Roger Ebert cited difficulty in reviewing the film due to familiarity with the original 1967 film. However, he did state that the new version was "fun" and gave it three out of four stars. Said Ebert: "The new movie is a success, that I know. How much of a success, I cannot be sure."

In addition to these positive reviews, it was nominated for four Golden Globes (including nominations for actors Ferrell and Lane).

Most negative reviews suggested that the performances were tuned more for the theater rather than for film. Stephanie Zacharek observed: "The Producers is essentially a filmed version of a stage play, in which none of the characters' expressions or line readings have been scaled down to make sense on-screen. Every gesture is played out as if the actors were 20 feet away in real life, which means that, by the time the performers are magnified on the big screen, they're practically sitting in your lap. The effect is something like watching a 3-D IMAX film without the special glasses."

In addition to these negative reviews, it was nominated for five Stinkers Bad Movie Awards (Worst Director, Worst Remake, Worst Actor for Broderick, Least Dynamic Duo for Broderick and Lane, and Worst Song for "Keep It Gay") along with winning a special "Annie Award", which criticised the decision to sell tickets for the film for an additional $2.50; the name reflects a decision similarly used by the film Annie.

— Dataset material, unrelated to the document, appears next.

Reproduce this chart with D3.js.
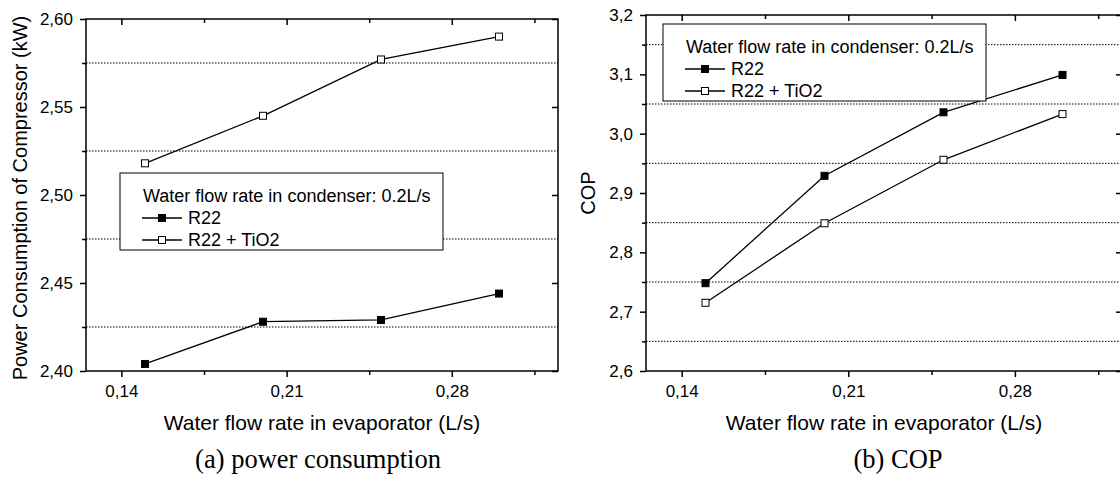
<!DOCTYPE html>
<html>
<head>
<meta charset="utf-8">
<script src="https://cdn.jsdelivr.net/npm/d3@7"></script>
<style>
	body { margin: 0; background: #fff; }
	svg { display: block; font-family: "Liberation Sans", Arial, sans-serif; }
	.axis path, .axis line { stroke: #000; stroke-width: 1.5; }
	.axis text { font-size: 17px; fill: #000; }
	.grid { stroke: #000; stroke-width: 1; stroke-dasharray: 1.5, 1.5; }
	.series { fill: none; stroke: #000; stroke-width: 1.3; }
	.caption { font-family: "Liberation Serif", "Times New Roman", serif; font-size: 26.5px; }
</style>
</head>
<body>
<svg id="chart" width="1120" height="485"></svg>
<script>
// data
var flowRates = [0.15, 0.20, 0.25, 0.30];
var xMajorTicks = [0.14, 0.21, 0.28];
var xMinorTicks = [0.175, 0.245, 0.315];

var powerR22 = [2.404, 2.428, 2.429, 2.444];
var powerR22TiO2 = [2.518, 2.545, 2.577, 2.590];
var powerMajorTicks = [2.40, 2.45, 2.50, 2.55, 2.60];
var powerMinorTicks = [2.425, 2.475, 2.525, 2.575];

var copR22 = [2.748, 2.929, 3.036, 3.099];
var copR22TiO2 = [2.715, 2.849, 2.956, 3.033];
var copMajorTicks = [2.6, 2.7, 2.8, 2.9, 3.0, 3.1, 3.2];
var copMinorTicks = [2.65, 2.75, 2.85, 2.95, 3.05, 3.15];

var seriesNames = ["R22", "R22 + TiO2"];
var legendTitle = "Water flow rate in condenser: 0.2L/s";
var xTitle = "Water flow rate in evaporator (L/s)";

var svg = d3.select("#chart");

function comma(digits) {
	return function(d) { return d.toFixed(digits).replace(".", ","); };
}

function drawPanel(opt) {
	var x = d3.scaleLinear().domain([0.125, 0.325]).range([opt.left, opt.right]);
	var y = d3.scaleLinear().domain(opt.yDomain).range([opt.bottom, opt.top]);
	var g = svg.append("g");

	// dotted grid at the minor y values
	g.selectAll("line.grid")
		.data(opt.yMinor)
		.enter().append("line")
		.attr("class", "grid")
		.attr("x1", opt.left)
		.attr("x2", opt.right)
		.attr("y1", function(d) { return y(d); })
		.attr("y2", function(d) { return y(d); });

	// axes: bottom/left outward with labels, top/right inward
	g.append("g").attr("class", "axis")
		.attr("transform", "translate(0," + opt.bottom + ")")
		.call(d3.axisBottom(x).tickValues(xMinorTicks).tickSize(4).tickFormat(""));
	g.append("g").attr("class", "axis")
		.attr("transform", "translate(0," + opt.bottom + ")")
		.call(d3.axisBottom(x).tickValues(xMajorTicks).tickSize(6).tickPadding(8).tickFormat(comma(2)));
	g.append("g").attr("class", "axis")
		.attr("transform", "translate(0," + opt.top + ")")
		.call(d3.axisTop(x).tickValues(xMinorTicks).tickSize(-4).tickFormat(""));
	g.append("g").attr("class", "axis")
		.attr("transform", "translate(0," + opt.top + ")")
		.call(d3.axisTop(x).tickValues(xMajorTicks).tickSize(-6).tickFormat(""));

	g.append("g").attr("class", "axis")
		.attr("transform", "translate(" + opt.left + ",0)")
		.call(d3.axisLeft(y).tickValues(opt.yMinor).tickSize(4).tickFormat(""));
	g.append("g").attr("class", "axis")
		.attr("transform", "translate(" + opt.left + ",0)")
		.call(d3.axisLeft(y).tickValues(opt.yMajor).tickSize(6).tickPadding(7).tickFormat(comma(opt.yDigits)));
	g.append("g").attr("class", "axis")
		.attr("transform", "translate(" + opt.right + ",0)")
		.call(d3.axisRight(y).tickValues(opt.yMajor).tickSize(-6).tickFormat(""));

	g.selectAll(".axis .domain").remove();
	g.append("rect")
		.attr("x", opt.left).attr("y", opt.top)
		.attr("width", opt.right - opt.left).attr("height", opt.bottom - opt.top)
		.attr("fill", "none").attr("stroke", "#000").attr("stroke-width", 1.5);

	// series
	var line = d3.line()
		.x(function(d, i) { return x(flowRates[i]); })
		.y(function(d) { return y(d); });
	var series = [
		{values: opt.r22, fill: "#000"},
		{values: opt.tio2, fill: "#fff"}
	];
	series.forEach(function(s) {
		g.append("path").datum(s.values).attr("class", "series").attr("d", line);
		g.selectAll(null)
			.data(s.values)
			.enter().append("rect")
			.attr("x", function(d, i) { return x(flowRates[i]) - 3.5; })
			.attr("y", function(d) { return y(d) - 3.5; })
			.attr("width", 7).attr("height", 7)
			.attr("fill", s.fill).attr("stroke", "#000").attr("stroke-width", 1);
	});

	// legend
	var lg = g.append("g").attr("transform", "translate(" + opt.legend[0] + "," + opt.legend[1] + ")");
	lg.append("rect")
		.attr("width", 323).attr("height", 77)
		.attr("fill", "#fff").attr("stroke", "#000").attr("stroke-width", 1);
	lg.append("text")
		.attr("x", 23).attr("y", 23).attr("dy", "0.35em")
		.style("font-size", "18px")
		.text(legendTitle);
	series.forEach(function(s, i) {
		var yy = 45 + i * 22;
		lg.append("line")
			.attr("x1", 22).attr("x2", 62).attr("y1", yy).attr("y2", yy)
			.attr("stroke", "#000").attr("stroke-width", 1.3);
		lg.append("rect")
			.attr("x", 38.5).attr("y", yy - 3.5).attr("width", 7).attr("height", 7)
			.attr("fill", s.fill).attr("stroke", "#000").attr("stroke-width", 1);
		lg.append("text")
			.attr("x", 68).attr("y", yy).attr("dy", "0.35em")
			.style("font-size", "18px")
			.text(seriesNames[i]);
	});

	// titles
	svg.append("text")
		.attr("x", (opt.left + opt.right) / 2).attr("y", 430)
		.attr("text-anchor", "middle").style("font-size", "21px")
		.text(xTitle);
	svg.append("text")
		.attr("transform", "translate(" + opt.yTitleX + "," + opt.yTitleY + ") rotate(-90)")
		.attr("text-anchor", "middle").style("font-size", "20px")
		.text(opt.yTitle);
	svg.append("text")
		.attr("class", "caption")
		.attr("x", opt.captionX).attr("y", 468)
		.attr("text-anchor", "middle")
		.text(opt.caption);
}

drawPanel({
	left: 86, right: 558, top: 19, bottom: 371,
	yDomain: [2.40, 2.60], yMajor: powerMajorTicks, yMinor: powerMinorTicks, yDigits: 2,
	r22: powerR22, tio2: powerR22TiO2,
	legend: [120, 173],
	yTitle: "Power Consumption of Compressor (kW)", yTitleX: 27, yTitleY: 198,
	caption: "(a) power consumption", captionX: 318
});

drawPanel({
	left: 646, right: 1122, top: 15, bottom: 371,
	yDomain: [2.6, 3.2], yMajor: copMajorTicks, yMinor: copMinorTicks, yDigits: 1,
	r22: copR22, tio2: copR22TiO2,
	legend: [663, 24],
	yTitle: "COP", yTitleX: 595, yTitleY: 193,
	caption: "(b) COP", captionX: 898
});
</script>
</body>
</html>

==Jimmy Kimmel Live sketch==
On February 28, 2016, a 5-minute short film serving as a sequel to The Producers, entitled Trumped, was released on Jimmy Kimmel Live!, with Matthew Broderick and Nathan Lane reprising their roles as Leo Bloom and Max Bialystock. The film follows Bialystock & Bloom having formed their own Political Consultants business, which has since fallen on hard times. Leo realizes that under the right circumstances, more money can be made from a losing candidate than from a winner. They choose Donald Trump as a candidate, only for him to become a political phenomenon.